Specifying a model like that
defines these weights so that they maximize this path. And is that
problematic or not? Well it is problematic because if we want to test
for example whether this beta here is zero or not whether the beta has
an effect whether this formative LV has an effect on this other latent
variable then setting these weights so that the beta is as large as
possible it's probably the worst possible way that you can create an
index. So if you want to test if something exists then trying to argue
any correlations in your data to make your estimate as large as possible
it's not a good estimation principle.
So there's possible
positive bias. There is also another problem is that if we set these
weights so that this beta is as large as possible then the weights
actually depend on whatever this other latent variable is and this leads
to a problem called interpretational confounding in this literature. So
the meaning of this latent variable here - that is supposed to be
caused by these three formative indicators - actually depends on what's
the other latent variable with other variables we have in the model. And
that's undesirable.
So if you think about the stock index. Would
it make sense that the stock index would be different depending on who
is using the index? I don't think so. It should be the same. So the
meaning of the index should be same across studies which means that
these indicators - these weights - also must stay the same. Then there's
also the assumption that if these indicators here have any effect on
this other latent variable - then they must be fully mediated by this
formative latent variable.
So let's consider socioeconomic
status. So that's our formative latent variable. One of the indicators
is your education and then we want to explain child's education with
parent's socioeconomic status. Is it reasonable to assume that the
parents education has no other causal effect on child's education than
through the full mediation through social-economic status? That is
clearly unreasonable. So that full mediation assumption here is also
unreasonable.
So what's the alternative? The solution is to
define these weights based on theories. So you set the weights based on
your understanding of the phenomenon instead of trying to estimate the
weights empirically and that leads to index construction.
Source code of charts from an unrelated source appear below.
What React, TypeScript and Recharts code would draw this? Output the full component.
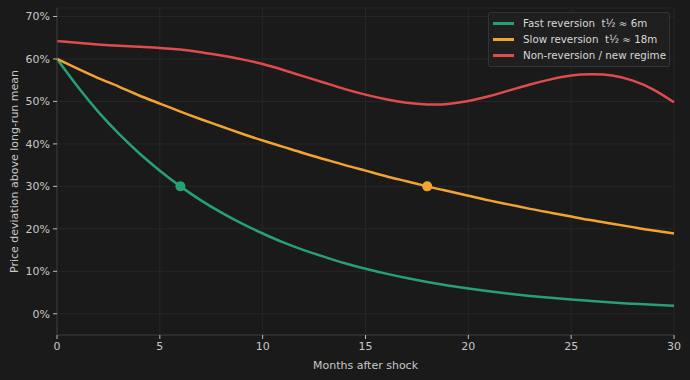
import React from "react";
import {
  ComposedChart,
  Line,
  XAxis,
  YAxis,
  CartesianGrid,
  ReferenceDot,
} from "recharts";

const months = [0, 1, 2, 3, 4, 5, 6, 7, 8, 9, 10, 11, 12, 13, 14, 15, 16, 17, 18, 19, 20, 21, 22, 23, 24, 25, 26, 27, 28, 29, 30];
const fastReversion = [60, 53.5, 47.6, 42.4, 37.8, 33.7, 30, 26.7, 23.8, 21.2, 18.9, 16.8, 15, 13.4, 11.9, 10.6, 9.45, 8.42, 7.5, 6.68, 5.95, 5.3, 4.72, 4.21, 3.75, 3.34, 2.98, 2.65, 2.36, 2.1, 1.88];
const slowReversion = [60, 57.7, 55.5, 53.5, 51.4, 49.5, 47.6, 45.8, 44.1, 42.4, 40.8, 39.3, 37.8, 36.4, 35.0, 33.7, 32.4, 31.2, 30, 28.9, 27.8, 26.7, 25.7, 24.7, 23.8, 22.9, 22.0, 21.2, 20.4, 19.6, 18.9];
const nonReversion = [64.2, 63.8, 63.4, 63.1, 62.9, 62.6, 62.2, 61.6, 60.8, 59.9, 58.8, 57.4, 55.9, 54.4, 52.9, 51.6, 50.5, 49.7, 49.3, 49.4, 50.1, 51.2, 52.6, 54.0, 55.2, 56.1, 56.4, 56.1, 54.9, 52.8, 49.8];

const xTicks = [0, 5, 10, 15, 20, 25, 30];
const yTicks = [0, 10, 20, 30, 40, 50, 60, 70];

const seriesNames = ["Fast reversion  t½ ≈ 6m", "Slow reversion  t½ ≈ 18m", "Non-reversion / new regime"];
const halfLifeFast = { x: 6, y: 30 };
const halfLifeSlow = { x: 18, y: 30 };

const GREEN = "#27a074";
const ORANGE = "#f2a431";
const RED = "#e04b4d";
const COLORS = [GREEN, ORANGE, RED];

const data = months.map((m, i) => ({
  month: m,
  fast: fastReversion[i],
  slow: slowReversion[i],
  nonrev: nonReversion[i],
}));

const FONT = "DejaVu Sans";
const tickStyle = { fill: "#c8c8c8", fontSize: 11, fontFamily: FONT };

const LegendBox = () => (
  <div
    style={{
      position: "absolute",
      left: 488,
      top: 12,
      width: 182,
      boxSizing: "border-box",
      background: "#1f1f1f",
      border: "1px solid #333",
      borderRadius: 2,
      padding: "2px 4px 3px 4px",
      fontFamily: FONT,
      fontSize: 10.3,
      color: "#d8d8d8",
    }}
  >
    {seriesNames.map((n, i) => (
      <div key={n} style={{ display: "flex", alignItems: "center", height: 16 }}>
        <div style={{ width: 21, height: 3, background: COLORS[i], marginRight: 9, flexShrink: 0 }} />
        <span style={{ whiteSpace: "pre" }}>{n}</span>
      </div>
    ))}
  </div>
);

export default function App() {
  return (
    <div style={{ position: "absolute", left: 0, top: 0, width: 690, height: 380, background: "#1a1a1a" }}>
      <ComposedChart
        width={690}
        height={380}
        data={data}
        margin={{ top: 8, right: 16, bottom: 0, left: 0 }}
      >
        <CartesianGrid stroke="#2a2a2a" strokeWidth={0.8} />
        <XAxis
          dataKey="month"
          type="number"
          domain={[0, 30]}
          ticks={xTicks}
          tick={tickStyle}
          tickSize={4}
          tickMargin={3}
          height={45}
          stroke="#3a3a3a"
          tickLine={{ stroke: "#bbb" }}
          label={{ value: "Months after shock", position: "insideBottom", offset: 11, fill: "#c8c8c8", fontSize: 11, fontFamily: FONT }}
        />
        <YAxis
          type="number"
          domain={[-5, 72]}
          ticks={yTicks}
          allowDataOverflow
          tickFormatter={(v: number) => `${v}%`}
          tick={tickStyle}
          tickSize={4}
          tickMargin={3}
          width={57}
          stroke="#3a3a3a"
          tickLine={{ stroke: "#bbb" }}
          label={{ value: "Price deviation above long-run mean", angle: -90, position: "insideLeft", offset: 14, fill: "#c8c8c8", fontSize: 11, fontFamily: FONT, style: { textAnchor: "middle" } }}
        />
        <Line type="natural" dataKey="fast" stroke={GREEN} strokeWidth={2.5} dot={false} isAnimationActive={false} />
        <Line type="natural" dataKey="slow" stroke={ORANGE} strokeWidth={2.5} dot={false} isAnimationActive={false} />
        <Line type="natural" dataKey="nonrev" stroke={RED} strokeWidth={2.5} dot={false} isAnimationActive={false} />
        <ReferenceDot x={halfLifeFast.x} y={halfLifeFast.y} r={5} fill={GREEN} stroke="none" />
        <ReferenceDot x={halfLifeSlow.x} y={halfLifeSlow.y} r={5} fill={ORANGE} stroke="none" />
      </ComposedChart>
      <LegendBox />
    </div>
  );
}
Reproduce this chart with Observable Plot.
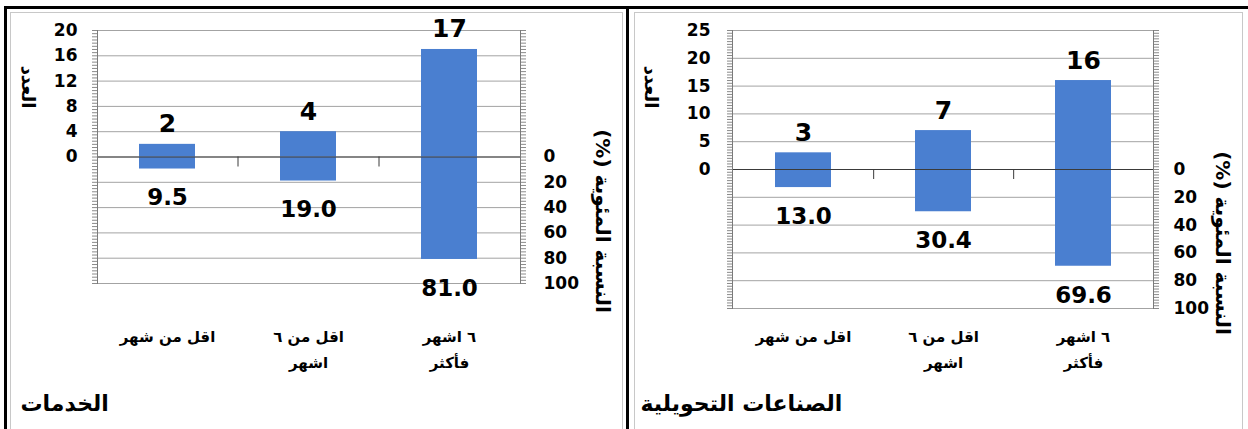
<!DOCTYPE html>
<html><head><meta charset="utf-8">
<script src="https://cdn.jsdelivr.net/npm/d3@7"></script>
<script src="https://cdn.jsdelivr.net/npm/@observablehq/plot@0.6"></script>
<style>
body{margin:0;background:#fff;width:1248px;height:429px;overflow:hidden;position:relative;font-family:"DejaVu Sans";}
#p1{position:absolute;left:0;top:0;}
#p2{position:absolute;left:628px;top:0;}
.b{position:absolute;}
.vt{position:absolute;transform:translate(-50%,-50%) rotate(90deg);white-space:nowrap;direction:rtl;font-family:"DejaVu Sans";font-weight:bold;color:#000;line-height:1;}
</style></head><body>
<div id="p1"></div><div id="p2"></div>
<div class="b" style="left:10px;top:12px;width:611px;height:430px;border:1px solid #c8c8c8"></div>
<div class="b" style="left:634px;top:12px;width:607px;height:430px;border:1px solid #c8c8c8"></div>
<div class="b" style="left:4px;top:6px;width:1244px;height:3px;background:#000"></div>
<div class="b" style="left:4px;top:6px;width:3px;height:430px;background:#000"></div>
<div class="b" style="left:626px;top:6px;width:3px;height:430px;background:#000"></div>
<script>
// ---- data ----
const categories = ["اقل من شهر", "اقل من ٦ اشهر", "٦ اشهر فأكثر"];
const categoryLabels = ["اقل من شهر", "اقل من ٦\nاشهر", "٦ اشهر\nفأكثر"];
const servicesCount = [2, 4, 17];
const servicesPct = [9.5, 19.0, 81.0];
const manufCount = [3, 7, 16];
const manufPct = [13.0, 30.4, 69.6];
const servicesCountTicks = [0, 4, 8, 12, 16, 20];
const manufCountTicks = [0, 5, 10, 15, 20, 25];
const pctTicks = [0, 20, 40, 60, 80, 100];
const panelTitles = ["الخدمات", "الصناعات التحويلية"];
const yTitle = "العدد";
const y2Title = "النسبة المئوية (%)";

const BLUE = "#4a7fd0";
const NUM = {fontFamily: "DejaVu Sans", fontWeight: "bold"};

function vtitle(text, left, top, size) {
  const d = document.createElement("div");
  d.className = "vt";
  d.textContent = text;
  d.style.left = left + "px";
  d.style.top = top + "px";
  d.style.fontSize = size + "px";
  document.body.append(d);
}

function panel(o) {
  const rows = categories.map((c, i) => ({cat: c, count: o.count[i], pct: o.pct[i]}));
  const plotW = o.width - o.mL - o.mR;
  const plotH = o.height - o.mT - o.mB;
  const step = plotW / categories.length;
  const unitPx = plotH / (2 * o.yMax);
  const grid = d3.range(-o.yMax, o.yMax + 0.001, o.step);
  const minor = d3.range(-o.yMax, o.yMax + 0.001, 0.5);
  const labelOf = new Map(categories.map((c, i) => [c, categoryLabels[i]]));
  return Plot.plot({
    width: o.width, height: o.height,
    marginLeft: o.mL, marginRight: o.mR, marginTop: o.mT, marginBottom: o.mB,
    x: {domain: categories, paddingInner: 0.6, paddingOuter: 0.3, axis: null},
    y: {domain: [-o.yMax, o.yMax], axis: null},
    style: {fontFamily: "DejaVu Sans", background: "transparent", color: "#000"},
    marks: [
      Plot.ruleY(grid, {stroke: "#a3a3a3", strokeWidth: 1}),
      Plot.barY(rows, {x: "cat", y1: 0, y2: "count", fill: BLUE}),
      Plot.barY(rows, {x: "cat", y1: 0, y2: d => -d.pct / o.factor, fill: BLUE}),
      Plot.ruleY([0], {stroke: "#3a3a3a", strokeWidth: 1.2}),
      Plot.ruleX(rows.slice(0, rows.length - 1), {x: "cat", y1: 0, y2: -10 / unitPx, dx: step / 2, stroke: "#3a3a3a"}),
      Plot.frame({anchor: "left", stroke: "#7a7a7a"}),
      Plot.frame({anchor: "right", stroke: "#7a7a7a"}),
      Plot.axisY(minor, {anchor: "left", tickSize: 5, tickFormat: () => "", stroke: "#8a8a8a", label: null}),
      Plot.axisY(minor, {anchor: "right", tickSize: 5, tickFormat: () => "", stroke: "#8a8a8a", label: null}),
      Plot.axisY(o.countTicks, {anchor: "left", tickSize: 0, tickPadding: o.padL, fontSize: 17, label: null, ...NUM}),
      Plot.axisY(pctTicks.map(p => -p / o.factor), {anchor: "right", tickSize: 0, tickPadding: o.padR, fontSize: 17, label: null, ...NUM,
        tickFormat: d => String(Math.round(-d * o.factor))}),
      Plot.axisX({anchor: "bottom", tickSize: 0, tickPadding: o.padX, fontSize: 15, lineHeight: 1.75, label: null,
        tickFormat: d => labelOf.get(d), fontFamily: "DejaVu Sans", fontWeight: "bold"}),
      Plot.text(rows, {x: "cat", y: "count", text: d => String(d.count), lineAnchor: "bottom", dy: -12, fontSize: 25, ...NUM}),
      Plot.text(rows, {x: "cat", y: d => -d.pct / o.factor, text: d => d.pct.toFixed(1), lineAnchor: "top", dy: 20, fontSize: 23, ...NUM}),
      Plot.text([o.title], {text: d => d, frameAnchor: "bottom-left", dx: o.t3[0], dy: o.t3[1], textAnchor: "start", fontSize: 22, fontWeight: "bold"})
    ]
  });
}

document.getElementById("p1").append(panel({
  count: servicesCount, pct: servicesPct, factor: 5, yMax: 20, step: 4, countTicks: servicesCountTicks,
  width: 626, height: 429, mL: 97, mR: 106, mT: 30, mB: 146,
  padL: 20, padR: 23, padX: 40,
  t3: [-77, 127], title: panelTitles[0]
}));
document.getElementById("p2").append(panel({
  count: manufCount, pct: manufPct, factor: 4, yMax: 25, step: 5, countTicks: manufCountTicks,
  width: 620, height: 429, mL: 104, mR: 95, mT: 30, mB: 121,
  padL: 22, padR: 20, padX: 15,
  t3: [-92, 102], title: panelTitles[1]
}));
vtitle(yTitle, 28, 87, 18);
vtitle(y2Title, 603, 221, 20);
vtitle(yTitle, 651, 87, 18);
vtitle(y2Title, 1223, 243, 20);
</script>
</body></html>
So instead of
doing this complicated latent variable model that possibly has an error
term - we just take the indicators and we take a mean or we take a sum
or we take a weighted sum and we do that before our estimation and we
define the weights for the index construction based on existing
understanding of the phenomenon and or the theory.
And I have
another video of how you can actually do that and how you justify index
construction. So that's clearly a good approach. A lot better approach
than trying to specify these formative latent variable models.